WHAT THE EXERCISE ASKS: Everything in the listing except the pictures should be written out exactly.

▼▼▼

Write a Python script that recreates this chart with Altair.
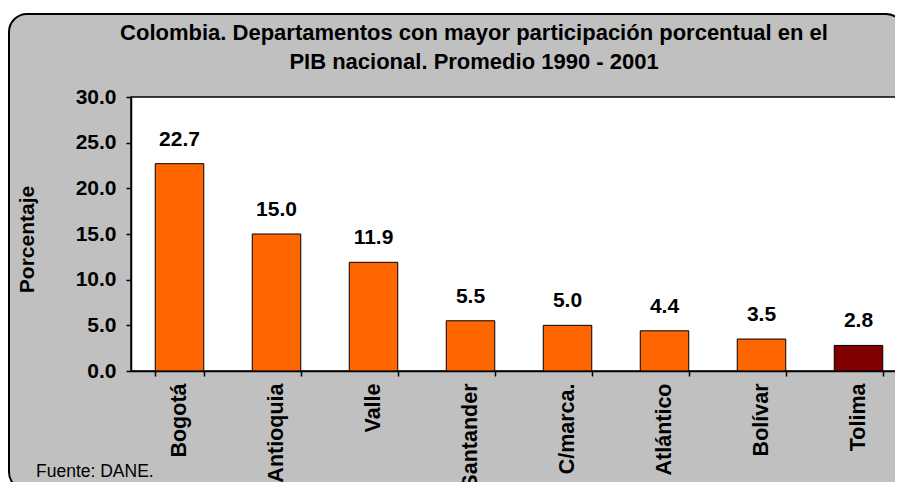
import altair as alt
import pandas as pd

departamentos = ["Bogotá", "Antioquia", "Valle", "Santander", "C/marca.", "Atlántico", "Bolívar", "Tolima"]
participacion = [22.7, 15.0, 11.9, 5.5, 5.0, 4.4, 3.5, 2.8]
colores = ["#FF6600", "#FF6600", "#FF6600", "#FF6600", "#FF6600", "#FF6600", "#FF6600", "#800000"]
titulo = ["Colombia. Departamentos con mayor participación porcentual en el",
          "PIB nacional. Promedio 1990 - 2001"]
fuente = "Fuente: DANE."
y_ticks = [0, 5, 10, 15, 20, 25, 30]

FONT = "Liberation Sans"
W, H = 764, 274      # visible plot size (page is 903 px wide)
XR = 776             # the band range runs slightly past the visible page edge

df = pd.DataFrame({"dep": departamentos, "val": participacion})
one = pd.DataFrame({"k": [0]})

# decorative gray rounded panel (chart area background)
panel = alt.Chart(one).mark_rect(
    fill="#C0C0C0", stroke="black", strokeWidth=2, cornerRadius=18
).encode(x=alt.value(-122), x2=alt.value(773), y=alt.value(-83), y2=alt.value(393))

# white plot area
plotbg = alt.Chart(one).mark_rect(
    fill="white", stroke="black", strokeWidth=1.5
).encode(x=alt.value(0), x2=alt.value(XR + 10), y=alt.value(0), y2=alt.value(H))

x_enc = alt.X("dep:N", sort=None, title=None,
              scale=alt.Scale(paddingInner=0.5, paddingOuter=0.25, range=[0, XR]),
              axis=alt.Axis(labelAngle=-90, labelAlign="right", labelBaseline="middle",
                            labelFont=FONT, labelFontSize=21.5, labelFontWeight="bold",
                            labelColor="black", labelPadding=7, tickBand="extent",
                            tickSize=5, tickColor="black", tickWidth=1.5,
                            domainColor="black", domainWidth=1.5, zindex=1))
y_enc = alt.Y("val:Q", title="Porcentaje",
              scale=alt.Scale(domain=[0, 30], nice=False),
              axis=alt.Axis(values=y_ticks, format=".1f", grid=False,
                            labelFont=FONT, labelFontSize=21, labelFontWeight="bold",
                            labelColor="black", labelPadding=10,
                            tickSize=5, tickColor="black", tickWidth=1.5,
                            domainColor="black", domainWidth=1.5,
                            titleFont=FONT, titleFontSize=21, titleFontWeight="bold",
                            titleColor="black", titleAngle=-90, titleAlign="center",
                            titleBaseline="alphabetic", titleX=-98, titleY=142, zindex=1))

bars = alt.Chart(df).mark_bar(stroke="black", strokeWidth=1).encode(
    x=x_enc, y=y_enc,
    color=alt.Color("dep:N", scale=alt.Scale(domain=departamentos, range=colores), legend=None),
)

labels = alt.Chart(df).mark_text(
    dy=-18, baseline="alphabetic", font=FONT, fontSize=21, fontWeight="bold", color="black"
).encode(x=alt.X("dep:N", sort=None), y="val:Q", text=alt.Text("val:Q", format=".1f"))

t1 = alt.Chart(one).mark_text(
    text=titulo[0], font=FONT, fontSize=22, fontWeight="bold", color="black",
    align="center", baseline="alphabetic"
).encode(x=alt.value(343), y=alt.value(-57))
t2 = alt.Chart(one).mark_text(
    text=titulo[1], font=FONT, fontSize=22, fontWeight="bold", color="black",
    align="center", baseline="alphabetic"
).encode(x=alt.value(343), y=alt.value(-28))

src = alt.Chart(one).mark_text(
    text=fuente, font=FONT, fontSize=17.5, color="black", align="left", baseline="alphabetic"
).encode(x=alt.value(-95), y=alt.value(380))

chart = alt.layer(panel, plotbg, bars, labels, t1, t2, src).properties(
    width=W, height=H,
    autosize=alt.AutoSizeParams(type="none"),
    padding={"left": 123, "top": 89, "right": 0, "bottom": 111},
    background="white",
).configure_view(stroke=None)

chart.save("out.html", embed_options={"renderer": "svg", "actions": False})
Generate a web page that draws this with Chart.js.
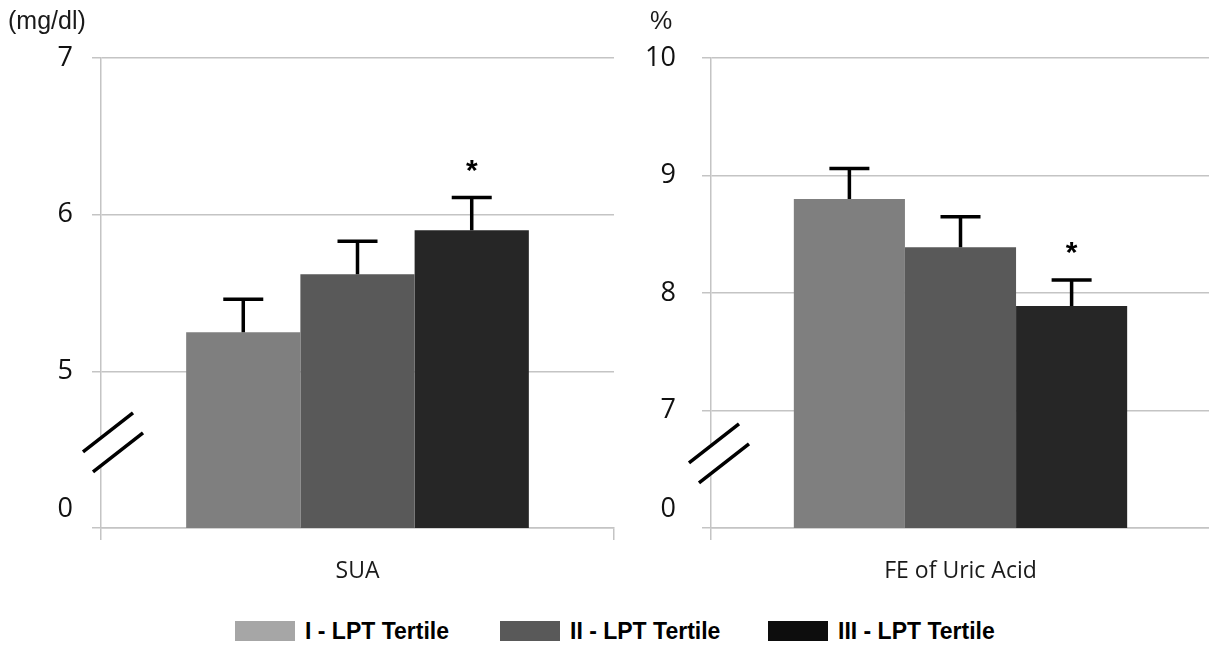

▲▲▲

SOLUTION FOR THIS EXERCISE:
Write a Python script that recreates this chart with Altair.
import altair as alt
import pandas as pd

departamentos = ["Bogotá", "Antioquia", "Valle", "Santander", "C/marca.", "Atlántico", "Bolívar", "Tolima"]
participacion = [22.7, 15.0, 11.9, 5.5, 5.0, 4.4, 3.5, 2.8]
colores = ["#FF6600", "#FF6600", "#FF6600", "#FF6600", "#FF6600", "#FF6600", "#FF6600", "#800000"]
titulo = ["Colombia. Departamentos con mayor participación porcentual en el",
          "PIB nacional. Promedio 1990 - 2001"]
fuente = "Fuente: DANE."
y_ticks = [0, 5, 10, 15, 20, 25, 30]

FONT = "Liberation Sans"
W, H = 764, 274      # visible plot size (page is 903 px wide)
XR = 776             # the band range runs slightly past the visible page edge

df = pd.DataFrame({"dep": departamentos, "val": participacion})
one = pd.DataFrame({"k": [0]})

# decorative gray rounded panel (chart area background)
panel = alt.Chart(one).mark_rect(
    fill="#C0C0C0", stroke="black", strokeWidth=2, cornerRadius=18
).encode(x=alt.value(-122), x2=alt.value(773), y=alt.value(-83), y2=alt.value(393))

# white plot area
plotbg = alt.Chart(one).mark_rect(
    fill="white", stroke="black", strokeWidth=1.5
).encode(x=alt.value(0), x2=alt.value(XR + 10), y=alt.value(0), y2=alt.value(H))

x_enc = alt.X("dep:N", sort=None, title=None,
              scale=alt.Scale(paddingInner=0.5, paddingOuter=0.25, range=[0, XR]),
              axis=alt.Axis(labelAngle=-90, labelAlign="right", labelBaseline="middle",
                            labelFont=FONT, labelFontSize=21.5, labelFontWeight="bold",
                            labelColor="black", labelPadding=7, tickBand="extent",
                            tickSize=5, tickColor="black", tickWidth=1.5,
                            domainColor="black", domainWidth=1.5, zindex=1))
y_enc = alt.Y("val:Q", title="Porcentaje",
              scale=alt.Scale(domain=[0, 30], nice=False),
              axis=alt.Axis(values=y_ticks, format=".1f", grid=False,
                            labelFont=FONT, labelFontSize=21, labelFontWeight="bold",
                            labelColor="black", labelPadding=10,
                            tickSize=5, tickColor="black", tickWidth=1.5,
                            domainColor="black", domainWidth=1.5,
                            titleFont=FONT, titleFontSize=21, titleFontWeight="bold",
                            titleColor="black", titleAngle=-90, titleAlign="center",
                            titleBaseline="alphabetic", titleX=-98, titleY=142, zindex=1))

bars = alt.Chart(df).mark_bar(stroke="black", strokeWidth=1).encode(
    x=x_enc, y=y_enc,
    color=alt.Color("dep:N", scale=alt.Scale(domain=departamentos, range=colores), legend=None),
)

labels = alt.Chart(df).mark_text(
    dy=-18, baseline="alphabetic", font=FONT, fontSize=21, fontWeight="bold", color="black"
).encode(x=alt.X("dep:N", sort=None), y="val:Q", text=alt.Text("val:Q", format=".1f"))

t1 = alt.Chart(one).mark_text(
    text=titulo[0], font=FONT, fontSize=22, fontWeight="bold", color="black",
    align="center", baseline="alphabetic"
).encode(x=alt.value(343), y=alt.value(-57))
t2 = alt.Chart(one).mark_text(
    text=titulo[1], font=FONT, fontSize=22, fontWeight="bold", color="black",
    align="center", baseline="alphabetic"
).encode(x=alt.value(343), y=alt.value(-28))

src = alt.Chart(one).mark_text(
    text=fuente, font=FONT, fontSize=17.5, color="black", align="left", baseline="alphabetic"
).encode(x=alt.value(-95), y=alt.value(380))

chart = alt.layer(panel, plotbg, bars, labels, t1, t2, src).properties(
    width=W, height=H,
    autosize=alt.AutoSizeParams(type="none"),
    padding={"left": 123, "top": 89, "right": 0, "bottom": 111},
    background="white",
).configure_view(stroke=None)

chart.save("out.html", embed_options={"renderer": "svg", "actions": False})
Generate a web page that draws this with Chart.js.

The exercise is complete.